Prediction of Glass Forming Ability of Bulk Metallic Glasses Using Machine Learning

• Published in: Integrating materials and manufacturing innovation Vol. 10; no. 4; pp. 610 - 626
• Main Authors: Reddy, G. Jaideep, Kandavalli, Manjunadh, Saboo, Tanay, Rao, A. K. Prasada
• Format: Journal Article
• Language: English
• Published: Cham Springer International Publishing 01.12.2021; Springer Nature B.V
• Subjects: Algorithms; Amorphous alloys; Amorphous materials; Artificial neural networks; Characterization and Evaluation of Materials; Chemistry and Materials Science; Composition; Corrosion resistance; Corrosive wear; Enthalpy; Glass formation; Learning theory; Machine learning; Materials Science; Metallic glasses; Metallic Materials; Modulus of elasticity; Nanotechnology; Neural networks; Structural Materials; Surfaces and Interfaces; Technical Article; Thickness; Thin Films; Wear resistance; Simulation and modelling; Metals and alloys; Amorphous materials; Machine-learning; Bulk metallic glasses; Glass forming ability
• ISSN: 2193-9764; 2193-9772
• DOI: 10.1007/s40192-021-00239-y

Bulk metallic glass has been a fascinating class of metallic systems with remarkable corrosion resistance, elastic modulus, and wear resistance, while evaluating the glass forming ability has been a very interesting aspect for decades. Machine learning techniques, viz., artificial neural networks and KNearest Regressor-based models have been developed in this work to predict the glass forming ability, given the composition of the bulk metallic glassy alloy. A new criterion of classification of atoms present in a bulk metallic glass is proposed. Feature importance analysis confirmed that the accuracy of the prediction depends mainly on change in enthalpy of mixing and change in entropy of mixing.
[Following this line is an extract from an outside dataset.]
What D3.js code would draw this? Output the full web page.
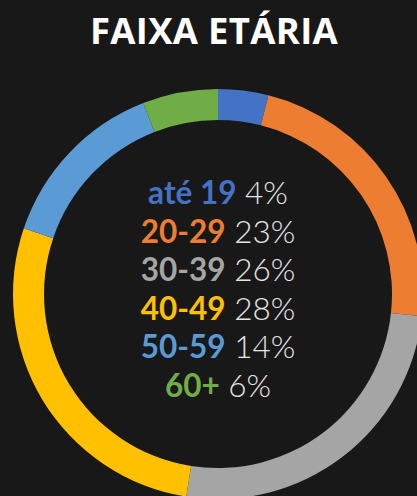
<!DOCTYPE html>
<html>
<head>
<meta charset="utf-8">
<script src="https://cdn.jsdelivr.net/npm/d3@7"></script>
<style>
    html, body { margin: 0; padding: 0; background: #181818; }
    svg { display: block; }
</style>
</head>
<body>
<svg id="chart"></svg>
<script>
const categories = ["até 19", "20-29", "30-39", "40-49", "50-59", "60+"],
    values = [4, 23, 26, 28, 14, 6],
    colors = ["#4472C4", "#ED7D31", "#A5A5A5", "#FFC000", "#5B9BD5", "#70AD47"];

const width = 417,
    height = 496,
    cx = 218,
    cy = 294,
    outerRadius = 205,
    innerRadius = 174;

const svg = d3.select("#chart")
    .attr("width", width)
    .attr("height", height);

svg.append("rect")
    .attr("width", width)
    .attr("height", height)
    .attr("fill", "#181818");

svg.append("text")
    .attr("x", 214)
    .attr("y", 44)
    .attr("text-anchor", "middle")
    .attr("font-family", "'Open Sans', sans-serif")
    .attr("font-weight", 700)
    .attr("font-size", 36.5)
    .attr("letter-spacing", 0.3)
    .attr("fill", "#ffffff")
    .text("FAIXA ETÁRIA");

const pieData = d3.pie()
    .sort(null)
    .value(function (d) { return d; })(values);

const arc = d3.arc()
    .innerRadius(innerRadius)
    .outerRadius(outerRadius);

const g = svg.append("g")
    .attr("transform", "translate(" + cx + "," + cy + ")");

g.selectAll("path")
    .data(pieData)
    .enter()
    .append("path")
    .attr("d", arc)
    .attr("fill", function (d, i) { return colors[i]; });

// Legend in the middle of the ring
const lineY = d3.scalePoint()
    .domain(categories)
    .range([204, 397]);

const labels = svg.append("g")
    .attr("font-family", "Lato, sans-serif")
    .attr("font-size", 31.5)
    .selectAll("text")
    .data(categories)
    .enter()
    .append("text")
    .attr("x", cx)
    .attr("y", function (d) { return lineY(d); })
    .attr("text-anchor", "middle");

labels.append("tspan")
    .attr("font-weight", 700)
    .attr("fill", function (d, i) { return colors[i]; })
    .text(function (d) { return d; });

labels.append("tspan")
    .attr("font-weight", 300)
    .attr("fill", "#e6e6e6")
    .text(function (d, i) { return " " + values[i] + "%"; });
</script>
</body>
</html>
However, among the artificial neural network models and KNearest Regressor models developed, the former showed a promising performance in prediction of the glass formation ability (critical thickness). It has been successfully demonstrated and validated with experimental critical thickness that the glass forming ability can be predicted using an artificial neural network given the elemental composition alone. A computational algorithm was also developed to classify the atoms as big/small in each given alloy. The outcome of this algorithm is used as input parameters to the ANN and other machine learning models used in this work.